* **Exercise aim**
Pictures in the data below are not part of the copy; transcribe everything else exactly.

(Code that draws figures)
BEGIN

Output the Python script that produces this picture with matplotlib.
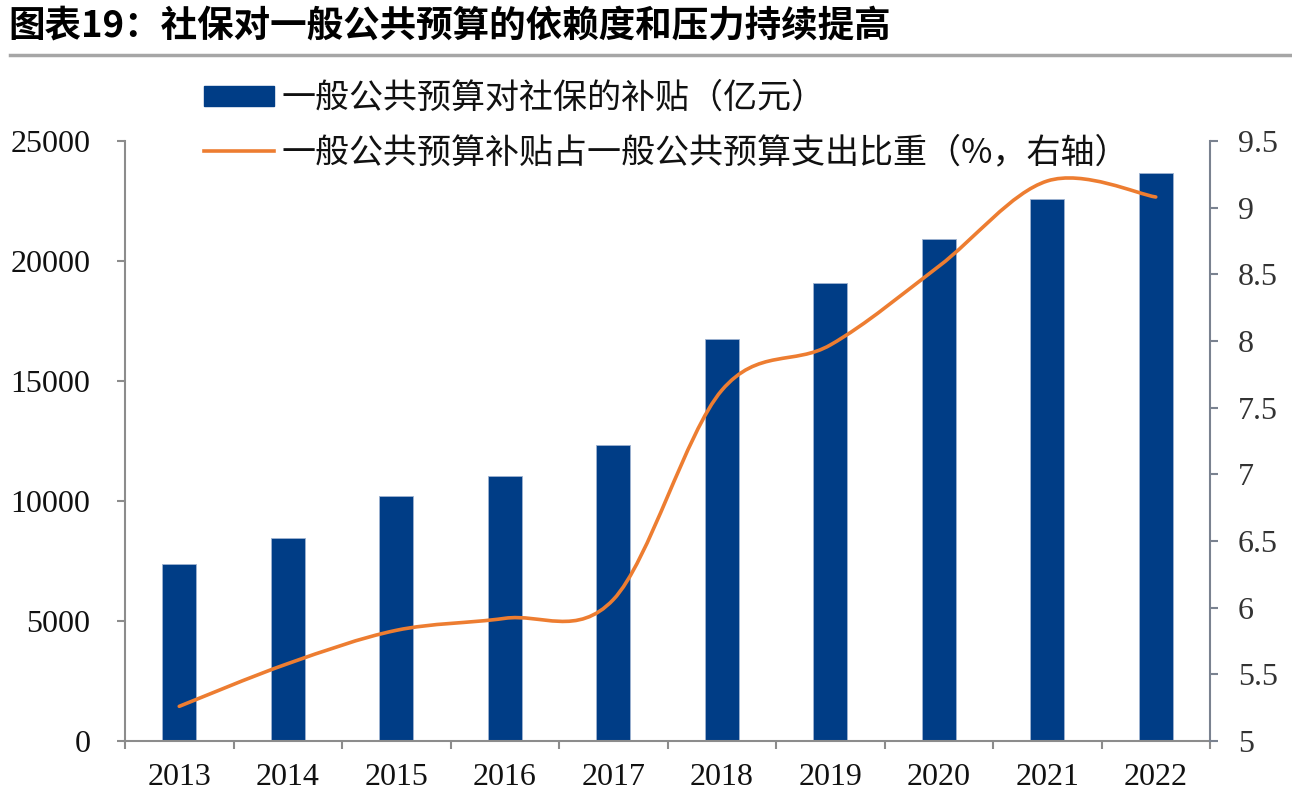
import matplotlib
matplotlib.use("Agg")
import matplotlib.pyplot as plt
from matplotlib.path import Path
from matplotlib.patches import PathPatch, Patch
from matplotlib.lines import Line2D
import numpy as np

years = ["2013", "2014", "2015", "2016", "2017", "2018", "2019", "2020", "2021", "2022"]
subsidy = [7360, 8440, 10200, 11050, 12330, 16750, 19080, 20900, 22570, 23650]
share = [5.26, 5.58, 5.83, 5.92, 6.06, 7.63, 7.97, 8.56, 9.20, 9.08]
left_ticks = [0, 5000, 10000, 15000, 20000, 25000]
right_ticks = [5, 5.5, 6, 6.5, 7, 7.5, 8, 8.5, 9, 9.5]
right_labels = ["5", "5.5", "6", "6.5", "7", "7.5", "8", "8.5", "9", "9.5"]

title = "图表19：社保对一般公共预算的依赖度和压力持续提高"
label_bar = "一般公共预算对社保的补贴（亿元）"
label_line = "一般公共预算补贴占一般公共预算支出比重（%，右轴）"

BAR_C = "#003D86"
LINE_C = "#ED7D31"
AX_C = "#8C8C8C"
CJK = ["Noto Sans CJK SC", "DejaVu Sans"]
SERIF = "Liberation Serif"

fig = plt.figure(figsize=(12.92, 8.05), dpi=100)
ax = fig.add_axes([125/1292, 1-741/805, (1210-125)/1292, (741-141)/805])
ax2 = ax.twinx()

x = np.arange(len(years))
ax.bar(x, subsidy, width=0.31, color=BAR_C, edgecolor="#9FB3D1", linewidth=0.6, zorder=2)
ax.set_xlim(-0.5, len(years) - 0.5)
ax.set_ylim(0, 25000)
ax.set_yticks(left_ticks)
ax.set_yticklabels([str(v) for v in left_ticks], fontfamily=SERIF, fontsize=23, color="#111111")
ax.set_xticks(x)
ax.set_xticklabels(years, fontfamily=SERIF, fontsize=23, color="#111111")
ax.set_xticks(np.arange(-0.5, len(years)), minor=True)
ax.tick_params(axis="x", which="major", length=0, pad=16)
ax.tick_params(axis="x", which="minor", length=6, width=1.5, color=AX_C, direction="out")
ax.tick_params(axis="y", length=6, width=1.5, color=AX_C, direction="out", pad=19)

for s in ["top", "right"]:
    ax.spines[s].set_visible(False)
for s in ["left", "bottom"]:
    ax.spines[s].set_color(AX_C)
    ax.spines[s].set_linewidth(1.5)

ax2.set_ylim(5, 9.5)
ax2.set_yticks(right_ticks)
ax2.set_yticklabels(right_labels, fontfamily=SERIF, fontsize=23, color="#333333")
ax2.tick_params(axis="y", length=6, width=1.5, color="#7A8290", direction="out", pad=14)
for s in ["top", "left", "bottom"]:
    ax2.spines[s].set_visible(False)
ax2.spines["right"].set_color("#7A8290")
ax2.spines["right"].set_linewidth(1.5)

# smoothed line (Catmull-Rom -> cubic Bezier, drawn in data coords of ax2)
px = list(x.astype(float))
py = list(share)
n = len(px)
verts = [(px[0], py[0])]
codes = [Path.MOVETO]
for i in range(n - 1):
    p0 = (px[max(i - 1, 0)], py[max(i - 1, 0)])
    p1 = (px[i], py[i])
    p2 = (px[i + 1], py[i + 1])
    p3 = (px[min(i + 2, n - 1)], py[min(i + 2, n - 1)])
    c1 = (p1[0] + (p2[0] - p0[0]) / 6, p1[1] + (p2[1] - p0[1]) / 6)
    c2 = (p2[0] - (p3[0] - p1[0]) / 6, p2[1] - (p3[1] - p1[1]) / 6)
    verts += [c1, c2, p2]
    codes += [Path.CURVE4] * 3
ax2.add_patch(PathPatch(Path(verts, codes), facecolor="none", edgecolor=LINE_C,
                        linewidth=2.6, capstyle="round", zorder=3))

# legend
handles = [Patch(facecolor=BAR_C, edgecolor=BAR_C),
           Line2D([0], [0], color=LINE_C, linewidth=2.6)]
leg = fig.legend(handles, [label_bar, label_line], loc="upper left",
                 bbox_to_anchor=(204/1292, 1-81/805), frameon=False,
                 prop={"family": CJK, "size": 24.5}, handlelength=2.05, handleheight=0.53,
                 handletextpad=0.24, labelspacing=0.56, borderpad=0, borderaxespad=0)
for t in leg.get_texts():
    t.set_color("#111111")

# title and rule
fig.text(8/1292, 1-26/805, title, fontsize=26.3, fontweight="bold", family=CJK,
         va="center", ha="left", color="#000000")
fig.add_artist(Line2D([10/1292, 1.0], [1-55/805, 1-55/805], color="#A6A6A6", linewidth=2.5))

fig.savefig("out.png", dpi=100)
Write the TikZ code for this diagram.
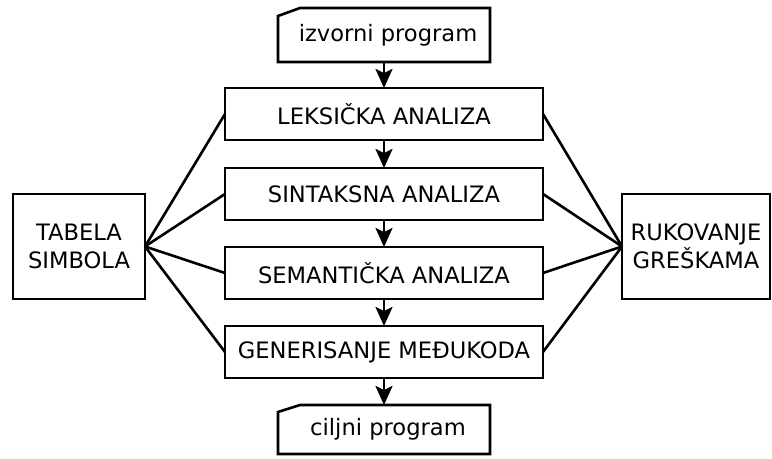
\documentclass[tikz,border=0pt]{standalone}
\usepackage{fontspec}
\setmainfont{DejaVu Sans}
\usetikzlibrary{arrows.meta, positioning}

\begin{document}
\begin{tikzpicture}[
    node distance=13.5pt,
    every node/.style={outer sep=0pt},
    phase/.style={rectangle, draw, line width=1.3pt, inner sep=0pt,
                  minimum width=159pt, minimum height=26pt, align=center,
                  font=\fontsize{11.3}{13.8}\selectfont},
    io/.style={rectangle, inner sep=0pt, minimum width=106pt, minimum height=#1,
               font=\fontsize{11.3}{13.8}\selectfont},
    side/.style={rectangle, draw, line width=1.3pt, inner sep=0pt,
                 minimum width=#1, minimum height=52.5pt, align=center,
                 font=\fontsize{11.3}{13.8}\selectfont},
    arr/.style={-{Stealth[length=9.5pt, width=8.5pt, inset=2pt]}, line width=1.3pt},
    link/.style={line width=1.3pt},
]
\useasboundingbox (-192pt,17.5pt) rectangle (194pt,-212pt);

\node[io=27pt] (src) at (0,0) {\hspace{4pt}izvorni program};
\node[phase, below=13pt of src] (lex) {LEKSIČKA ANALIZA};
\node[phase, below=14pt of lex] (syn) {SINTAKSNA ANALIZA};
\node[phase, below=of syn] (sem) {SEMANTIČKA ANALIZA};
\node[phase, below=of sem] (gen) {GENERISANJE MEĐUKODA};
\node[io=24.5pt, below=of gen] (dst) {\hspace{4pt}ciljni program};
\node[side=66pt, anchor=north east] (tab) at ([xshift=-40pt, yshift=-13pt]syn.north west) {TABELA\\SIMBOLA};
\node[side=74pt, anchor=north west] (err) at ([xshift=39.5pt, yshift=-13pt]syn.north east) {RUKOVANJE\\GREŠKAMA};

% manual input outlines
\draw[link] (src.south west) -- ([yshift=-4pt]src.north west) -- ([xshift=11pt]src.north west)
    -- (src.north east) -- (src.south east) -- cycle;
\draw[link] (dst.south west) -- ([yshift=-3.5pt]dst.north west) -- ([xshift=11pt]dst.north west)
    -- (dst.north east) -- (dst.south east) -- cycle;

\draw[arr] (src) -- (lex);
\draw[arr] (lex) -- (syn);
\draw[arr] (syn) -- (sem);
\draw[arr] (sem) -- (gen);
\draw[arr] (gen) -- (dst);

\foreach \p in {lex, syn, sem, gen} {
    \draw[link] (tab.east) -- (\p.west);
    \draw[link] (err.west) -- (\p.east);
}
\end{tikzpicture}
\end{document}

END

* **Output for this task**
Output the Python script that produces this picture with matplotlib.
import matplotlib
matplotlib.use("Agg")
import matplotlib.pyplot as plt
from matplotlib.path import Path
from matplotlib.patches import PathPatch, Patch
from matplotlib.lines import Line2D
import numpy as np

years = ["2013", "2014", "2015", "2016", "2017", "2018", "2019", "2020", "2021", "2022"]
subsidy = [7360, 8440, 10200, 11050, 12330, 16750, 19080, 20900, 22570, 23650]
share = [5.26, 5.58, 5.83, 5.92, 6.06, 7.63, 7.97, 8.56, 9.20, 9.08]
left_ticks = [0, 5000, 10000, 15000, 20000, 25000]
right_ticks = [5, 5.5, 6, 6.5, 7, 7.5, 8, 8.5, 9, 9.5]
right_labels = ["5", "5.5", "6", "6.5", "7", "7.5", "8", "8.5", "9", "9.5"]

title = "图表19：社保对一般公共预算的依赖度和压力持续提高"
label_bar = "一般公共预算对社保的补贴（亿元）"
label_line = "一般公共预算补贴占一般公共预算支出比重（%，右轴）"

BAR_C = "#003D86"
LINE_C = "#ED7D31"
AX_C = "#8C8C8C"
CJK = ["Noto Sans CJK SC", "DejaVu Sans"]
SERIF = "Liberation Serif"

fig = plt.figure(figsize=(12.92, 8.05), dpi=100)
ax = fig.add_axes([125/1292, 1-741/805, (1210-125)/1292, (741-141)/805])
ax2 = ax.twinx()

x = np.arange(len(years))
ax.bar(x, subsidy, width=0.31, color=BAR_C, edgecolor="#9FB3D1", linewidth=0.6, zorder=2)
ax.set_xlim(-0.5, len(years) - 0.5)
ax.set_ylim(0, 25000)
ax.set_yticks(left_ticks)
ax.set_yticklabels([str(v) for v in left_ticks], fontfamily=SERIF, fontsize=23, color="#111111")
ax.set_xticks(x)
ax.set_xticklabels(years, fontfamily=SERIF, fontsize=23, color="#111111")
ax.set_xticks(np.arange(-0.5, len(years)), minor=True)
ax.tick_params(axis="x", which="major", length=0, pad=16)
ax.tick_params(axis="x", which="minor", length=6, width=1.5, color=AX_C, direction="out")
ax.tick_params(axis="y", length=6, width=1.5, color=AX_C, direction="out", pad=19)

for s in ["top", "right"]:
    ax.spines[s].set_visible(False)
for s in ["left", "bottom"]:
    ax.spines[s].set_color(AX_C)
    ax.spines[s].set_linewidth(1.5)

ax2.set_ylim(5, 9.5)
ax2.set_yticks(right_ticks)
ax2.set_yticklabels(right_labels, fontfamily=SERIF, fontsize=23, color="#333333")
ax2.tick_params(axis="y", length=6, width=1.5, color="#7A8290", direction="out", pad=14)
for s in ["top", "left", "bottom"]:
    ax2.spines[s].set_visible(False)
ax2.spines["right"].set_color("#7A8290")
ax2.spines["right"].set_linewidth(1.5)

# smoothed line (Catmull-Rom -> cubic Bezier, drawn in data coords of ax2)
px = list(x.astype(float))
py = list(share)
n = len(px)
verts = [(px[0], py[0])]
codes = [Path.MOVETO]
for i in range(n - 1):
    p0 = (px[max(i - 1, 0)], py[max(i - 1, 0)])
    p1 = (px[i], py[i])
    p2 = (px[i + 1], py[i + 1])
    p3 = (px[min(i + 2, n - 1)], py[min(i + 2, n - 1)])
    c1 = (p1[0] + (p2[0] - p0[0]) / 6, p1[1] + (p2[1] - p0[1]) / 6)
    c2 = (p2[0] - (p3[0] - p1[0]) / 6, p2[1] - (p3[1] - p1[1]) / 6)
    verts += [c1, c2, p2]
    codes += [Path.CURVE4] * 3
ax2.add_patch(PathPatch(Path(verts, codes), facecolor="none", edgecolor=LINE_C,
                        linewidth=2.6, capstyle="round", zorder=3))

# legend
handles = [Patch(facecolor=BAR_C, edgecolor=BAR_C),
           Line2D([0], [0], color=LINE_C, linewidth=2.6)]
leg = fig.legend(handles, [label_bar, label_line], loc="upper left",
                 bbox_to_anchor=(204/1292, 1-81/805), frameon=False,
                 prop={"family": CJK, "size": 24.5}, handlelength=2.05, handleheight=0.53,
                 handletextpad=0.24, labelspacing=0.56, borderpad=0, borderaxespad=0)
for t in leg.get_texts():
    t.set_color("#111111")

# title and rule
fig.text(8/1292, 1-26/805, title, fontsize=26.3, fontweight="bold", family=CJK,
         va="center", ha="left", color="#000000")
fig.add_artist(Line2D([10/1292, 1.0], [1-55/805, 1-55/805], color="#A6A6A6", linewidth=2.5))

fig.savefig("out.png", dpi=100)
Write the TikZ code for this diagram.
\documentclass[tikz,border=0pt]{standalone}
\usepackage{fontspec}
\setmainfont{DejaVu Sans}
\usetikzlibrary{arrows.meta, positioning}

\begin{document}
\begin{tikzpicture}[
    node distance=13.5pt,
    every node/.style={outer sep=0pt},
    phase/.style={rectangle, draw, line width=1.3pt, inner sep=0pt,
                  minimum width=159pt, minimum height=26pt, align=center,
                  font=\fontsize{11.3}{13.8}\selectfont},
    io/.style={rectangle, inner sep=0pt, minimum width=106pt, minimum height=#1,
               font=\fontsize{11.3}{13.8}\selectfont},
    side/.style={rectangle, draw, line width=1.3pt, inner sep=0pt,
                 minimum width=#1, minimum height=52.5pt, align=center,
                 font=\fontsize{11.3}{13.8}\selectfont},
    arr/.style={-{Stealth[length=9.5pt, width=8.5pt, inset=2pt]}, line width=1.3pt},
    link/.style={line width=1.3pt},
]
\useasboundingbox (-192pt,17.5pt) rectangle (194pt,-212pt);

\node[io=27pt] (src) at (0,0) {\hspace{4pt}izvorni program};
\node[phase, below=13pt of src] (lex) {LEKSIČKA ANALIZA};
\node[phase, below=14pt of lex] (syn) {SINTAKSNA ANALIZA};
\node[phase, below=of syn] (sem) {SEMANTIČKA ANALIZA};
\node[phase, below=of sem] (gen) {GENERISANJE MEĐUKODA};
\node[io=24.5pt, below=of gen] (dst) {\hspace{4pt}ciljni program};
\node[side=66pt, anchor=north east] (tab) at ([xshift=-40pt, yshift=-13pt]syn.north west) {TABELA\\SIMBOLA};
\node[side=74pt, anchor=north west] (err) at ([xshift=39.5pt, yshift=-13pt]syn.north east) {RUKOVANJE\\GREŠKAMA};

% manual input outlines
\draw[link] (src.south west) -- ([yshift=-4pt]src.north west) -- ([xshift=11pt]src.north west)
    -- (src.north east) -- (src.south east) -- cycle;
\draw[link] (dst.south west) -- ([yshift=-3.5pt]dst.north west) -- ([xshift=11pt]dst.north west)
    -- (dst.north east) -- (dst.south east) -- cycle;

\draw[arr] (src) -- (lex);
\draw[arr] (lex) -- (syn);
\draw[arr] (syn) -- (sem);
\draw[arr] (sem) -- (gen);
\draw[arr] (gen) -- (dst);

\foreach \p in {lex, syn, sem, gen} {
    \draw[link] (tab.east) -- (\p.west);
    \draw[link] (err.west) -- (\p.east);
}
\end{tikzpicture}
\end{document}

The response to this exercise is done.